* Stated problem: Copy each line holding the string "this".

>> begin

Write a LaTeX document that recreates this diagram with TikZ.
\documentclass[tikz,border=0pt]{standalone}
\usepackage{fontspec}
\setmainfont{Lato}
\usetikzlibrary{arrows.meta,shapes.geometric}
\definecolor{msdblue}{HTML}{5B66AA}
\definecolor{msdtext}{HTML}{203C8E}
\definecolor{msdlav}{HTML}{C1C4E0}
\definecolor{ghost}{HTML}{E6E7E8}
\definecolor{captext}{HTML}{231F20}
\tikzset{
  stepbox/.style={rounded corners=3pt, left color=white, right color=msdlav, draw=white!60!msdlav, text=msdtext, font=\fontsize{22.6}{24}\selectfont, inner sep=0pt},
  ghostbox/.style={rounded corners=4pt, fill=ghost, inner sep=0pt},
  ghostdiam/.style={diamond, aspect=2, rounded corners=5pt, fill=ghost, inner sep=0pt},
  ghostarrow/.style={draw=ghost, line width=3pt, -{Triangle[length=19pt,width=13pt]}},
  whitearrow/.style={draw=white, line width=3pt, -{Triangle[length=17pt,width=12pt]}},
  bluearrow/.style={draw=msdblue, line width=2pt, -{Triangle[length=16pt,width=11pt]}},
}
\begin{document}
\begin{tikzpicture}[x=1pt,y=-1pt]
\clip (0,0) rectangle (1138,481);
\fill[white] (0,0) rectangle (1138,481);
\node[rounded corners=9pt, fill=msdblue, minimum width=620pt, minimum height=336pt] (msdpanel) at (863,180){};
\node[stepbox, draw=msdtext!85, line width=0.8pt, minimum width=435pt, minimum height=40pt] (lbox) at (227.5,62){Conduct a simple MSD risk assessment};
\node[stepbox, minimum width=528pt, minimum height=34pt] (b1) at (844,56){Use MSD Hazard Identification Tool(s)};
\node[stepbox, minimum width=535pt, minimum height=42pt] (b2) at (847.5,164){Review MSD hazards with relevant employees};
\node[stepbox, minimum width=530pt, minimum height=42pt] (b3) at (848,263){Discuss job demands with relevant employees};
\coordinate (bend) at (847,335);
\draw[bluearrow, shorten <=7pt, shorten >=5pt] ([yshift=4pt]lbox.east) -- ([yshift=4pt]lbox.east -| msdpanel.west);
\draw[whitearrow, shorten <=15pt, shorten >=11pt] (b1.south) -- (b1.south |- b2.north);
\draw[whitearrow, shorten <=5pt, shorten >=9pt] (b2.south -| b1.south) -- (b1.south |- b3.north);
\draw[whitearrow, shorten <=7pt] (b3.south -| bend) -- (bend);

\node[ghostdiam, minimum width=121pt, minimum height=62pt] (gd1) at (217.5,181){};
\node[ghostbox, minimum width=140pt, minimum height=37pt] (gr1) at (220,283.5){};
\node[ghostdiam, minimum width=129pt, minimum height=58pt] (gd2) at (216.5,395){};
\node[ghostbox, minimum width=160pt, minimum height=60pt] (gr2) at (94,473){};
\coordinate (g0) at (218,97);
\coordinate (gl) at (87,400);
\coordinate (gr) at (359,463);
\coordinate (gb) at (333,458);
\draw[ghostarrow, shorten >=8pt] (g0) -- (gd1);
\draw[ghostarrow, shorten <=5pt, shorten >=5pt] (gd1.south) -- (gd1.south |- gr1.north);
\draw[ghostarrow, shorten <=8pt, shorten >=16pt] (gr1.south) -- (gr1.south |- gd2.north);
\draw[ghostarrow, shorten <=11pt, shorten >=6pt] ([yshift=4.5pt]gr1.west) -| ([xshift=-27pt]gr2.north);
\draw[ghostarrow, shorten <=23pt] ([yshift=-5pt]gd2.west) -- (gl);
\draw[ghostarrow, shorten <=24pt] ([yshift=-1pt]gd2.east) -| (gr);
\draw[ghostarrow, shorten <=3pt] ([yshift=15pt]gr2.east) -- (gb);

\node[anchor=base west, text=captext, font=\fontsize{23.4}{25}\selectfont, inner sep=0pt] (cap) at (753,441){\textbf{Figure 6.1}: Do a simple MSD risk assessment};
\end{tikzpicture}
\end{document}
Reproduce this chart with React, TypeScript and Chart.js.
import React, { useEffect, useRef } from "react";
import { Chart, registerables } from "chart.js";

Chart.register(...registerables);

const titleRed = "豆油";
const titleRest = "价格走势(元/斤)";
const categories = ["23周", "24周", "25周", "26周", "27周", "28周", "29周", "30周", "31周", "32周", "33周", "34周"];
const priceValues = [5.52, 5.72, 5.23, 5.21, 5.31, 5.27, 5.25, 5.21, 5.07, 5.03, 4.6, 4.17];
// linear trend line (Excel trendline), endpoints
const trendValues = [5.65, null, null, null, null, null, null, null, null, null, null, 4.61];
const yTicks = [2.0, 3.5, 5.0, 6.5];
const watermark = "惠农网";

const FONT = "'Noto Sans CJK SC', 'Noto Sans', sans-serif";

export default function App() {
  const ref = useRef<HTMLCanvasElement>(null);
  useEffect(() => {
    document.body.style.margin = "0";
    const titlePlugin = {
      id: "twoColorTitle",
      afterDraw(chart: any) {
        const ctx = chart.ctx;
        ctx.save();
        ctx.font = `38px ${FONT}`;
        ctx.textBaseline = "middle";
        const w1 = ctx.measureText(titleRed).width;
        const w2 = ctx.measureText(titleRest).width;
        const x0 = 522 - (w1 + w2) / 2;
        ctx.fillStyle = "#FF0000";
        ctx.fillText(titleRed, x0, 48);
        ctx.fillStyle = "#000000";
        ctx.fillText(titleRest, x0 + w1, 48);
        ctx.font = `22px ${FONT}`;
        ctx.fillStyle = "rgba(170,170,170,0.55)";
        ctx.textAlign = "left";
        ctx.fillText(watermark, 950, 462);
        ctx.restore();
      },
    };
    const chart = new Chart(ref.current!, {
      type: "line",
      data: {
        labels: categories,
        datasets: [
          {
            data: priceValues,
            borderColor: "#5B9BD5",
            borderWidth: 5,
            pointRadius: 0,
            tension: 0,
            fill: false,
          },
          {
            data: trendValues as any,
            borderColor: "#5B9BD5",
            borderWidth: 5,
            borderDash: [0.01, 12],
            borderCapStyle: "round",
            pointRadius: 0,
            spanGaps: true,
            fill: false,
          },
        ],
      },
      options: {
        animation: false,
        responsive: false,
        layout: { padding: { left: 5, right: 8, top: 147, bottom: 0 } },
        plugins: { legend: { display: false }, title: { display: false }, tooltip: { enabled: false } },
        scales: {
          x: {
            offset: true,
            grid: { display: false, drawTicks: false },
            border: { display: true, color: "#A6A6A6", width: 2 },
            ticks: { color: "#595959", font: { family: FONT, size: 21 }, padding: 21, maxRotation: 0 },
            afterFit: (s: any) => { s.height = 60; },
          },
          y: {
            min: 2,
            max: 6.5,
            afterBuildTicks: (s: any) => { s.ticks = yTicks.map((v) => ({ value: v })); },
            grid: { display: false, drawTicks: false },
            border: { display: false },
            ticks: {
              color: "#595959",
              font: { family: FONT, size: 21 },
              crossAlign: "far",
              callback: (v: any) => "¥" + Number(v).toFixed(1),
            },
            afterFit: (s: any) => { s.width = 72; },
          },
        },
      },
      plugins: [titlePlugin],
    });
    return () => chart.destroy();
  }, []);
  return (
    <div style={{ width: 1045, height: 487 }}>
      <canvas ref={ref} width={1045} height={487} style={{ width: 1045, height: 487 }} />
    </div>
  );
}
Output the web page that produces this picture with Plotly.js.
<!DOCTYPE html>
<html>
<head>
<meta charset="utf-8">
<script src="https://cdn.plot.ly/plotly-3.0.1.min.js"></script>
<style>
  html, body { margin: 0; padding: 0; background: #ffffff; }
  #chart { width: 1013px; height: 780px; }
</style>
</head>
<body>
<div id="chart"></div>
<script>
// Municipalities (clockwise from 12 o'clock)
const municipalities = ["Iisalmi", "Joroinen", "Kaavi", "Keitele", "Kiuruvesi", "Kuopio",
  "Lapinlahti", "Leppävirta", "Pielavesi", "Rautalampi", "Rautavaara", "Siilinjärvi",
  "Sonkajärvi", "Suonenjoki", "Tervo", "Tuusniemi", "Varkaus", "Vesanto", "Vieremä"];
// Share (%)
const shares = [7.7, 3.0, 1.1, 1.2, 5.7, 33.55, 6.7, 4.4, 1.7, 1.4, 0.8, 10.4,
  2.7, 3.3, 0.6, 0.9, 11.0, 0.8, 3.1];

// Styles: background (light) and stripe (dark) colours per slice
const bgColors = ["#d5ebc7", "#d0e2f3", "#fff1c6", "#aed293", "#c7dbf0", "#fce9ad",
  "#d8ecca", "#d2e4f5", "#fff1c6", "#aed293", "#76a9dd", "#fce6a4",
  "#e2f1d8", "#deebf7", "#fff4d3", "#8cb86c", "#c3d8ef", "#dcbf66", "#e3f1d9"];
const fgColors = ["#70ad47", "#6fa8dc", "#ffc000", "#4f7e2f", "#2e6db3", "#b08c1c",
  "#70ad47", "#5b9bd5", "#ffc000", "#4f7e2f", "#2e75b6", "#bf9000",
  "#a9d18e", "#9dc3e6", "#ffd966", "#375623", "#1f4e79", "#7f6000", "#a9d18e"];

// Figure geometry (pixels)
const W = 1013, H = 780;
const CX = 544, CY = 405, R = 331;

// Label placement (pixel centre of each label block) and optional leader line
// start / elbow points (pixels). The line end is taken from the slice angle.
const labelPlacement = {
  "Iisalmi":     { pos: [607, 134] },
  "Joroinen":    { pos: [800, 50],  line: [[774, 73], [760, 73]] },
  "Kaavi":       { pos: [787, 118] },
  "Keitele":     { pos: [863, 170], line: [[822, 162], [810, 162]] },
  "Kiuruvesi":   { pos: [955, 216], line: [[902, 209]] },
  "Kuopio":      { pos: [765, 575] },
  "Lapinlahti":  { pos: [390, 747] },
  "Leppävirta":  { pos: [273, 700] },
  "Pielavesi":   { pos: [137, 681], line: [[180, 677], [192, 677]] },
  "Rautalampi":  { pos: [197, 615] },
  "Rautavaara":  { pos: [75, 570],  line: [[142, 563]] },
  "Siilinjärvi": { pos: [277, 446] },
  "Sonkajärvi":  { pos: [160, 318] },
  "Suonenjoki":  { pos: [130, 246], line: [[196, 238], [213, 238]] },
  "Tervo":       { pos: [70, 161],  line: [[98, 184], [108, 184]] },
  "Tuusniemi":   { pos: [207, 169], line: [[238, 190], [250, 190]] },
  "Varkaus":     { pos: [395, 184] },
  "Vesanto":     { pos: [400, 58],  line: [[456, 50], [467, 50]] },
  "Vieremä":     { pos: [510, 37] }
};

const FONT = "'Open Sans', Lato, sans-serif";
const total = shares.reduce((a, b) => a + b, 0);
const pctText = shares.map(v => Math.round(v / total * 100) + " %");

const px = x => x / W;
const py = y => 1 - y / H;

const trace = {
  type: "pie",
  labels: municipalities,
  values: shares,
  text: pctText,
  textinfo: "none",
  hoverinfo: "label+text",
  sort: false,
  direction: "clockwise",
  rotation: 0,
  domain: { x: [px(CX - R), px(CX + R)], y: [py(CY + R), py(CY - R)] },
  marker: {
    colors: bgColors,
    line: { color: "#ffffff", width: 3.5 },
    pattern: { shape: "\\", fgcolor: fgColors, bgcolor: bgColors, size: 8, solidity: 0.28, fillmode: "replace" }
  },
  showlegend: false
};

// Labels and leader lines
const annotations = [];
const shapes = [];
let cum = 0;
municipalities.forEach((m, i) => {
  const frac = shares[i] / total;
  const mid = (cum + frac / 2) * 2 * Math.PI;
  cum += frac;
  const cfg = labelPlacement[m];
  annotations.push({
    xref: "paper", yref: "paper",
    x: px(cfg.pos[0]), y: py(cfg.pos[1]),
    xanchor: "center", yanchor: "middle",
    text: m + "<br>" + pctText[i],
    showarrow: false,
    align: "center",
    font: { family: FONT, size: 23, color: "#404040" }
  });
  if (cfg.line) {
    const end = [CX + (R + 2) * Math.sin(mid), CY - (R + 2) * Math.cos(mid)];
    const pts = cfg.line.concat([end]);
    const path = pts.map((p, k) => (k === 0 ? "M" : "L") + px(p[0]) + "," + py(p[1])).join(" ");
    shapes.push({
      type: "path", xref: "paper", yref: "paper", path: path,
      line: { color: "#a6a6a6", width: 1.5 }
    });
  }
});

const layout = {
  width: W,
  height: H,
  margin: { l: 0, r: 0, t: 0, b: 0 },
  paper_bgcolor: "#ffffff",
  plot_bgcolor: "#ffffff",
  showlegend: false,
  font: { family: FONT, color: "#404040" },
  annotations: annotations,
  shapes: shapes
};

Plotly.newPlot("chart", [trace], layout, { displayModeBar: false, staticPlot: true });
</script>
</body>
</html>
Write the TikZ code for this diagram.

>> end

* The response:
Write a LaTeX document that recreates this diagram with TikZ.
Reproduce this chart with React, TypeScript and Chart.js.
Output the web page that produces this picture with Plotly.js.
Write the TikZ code for this diagram.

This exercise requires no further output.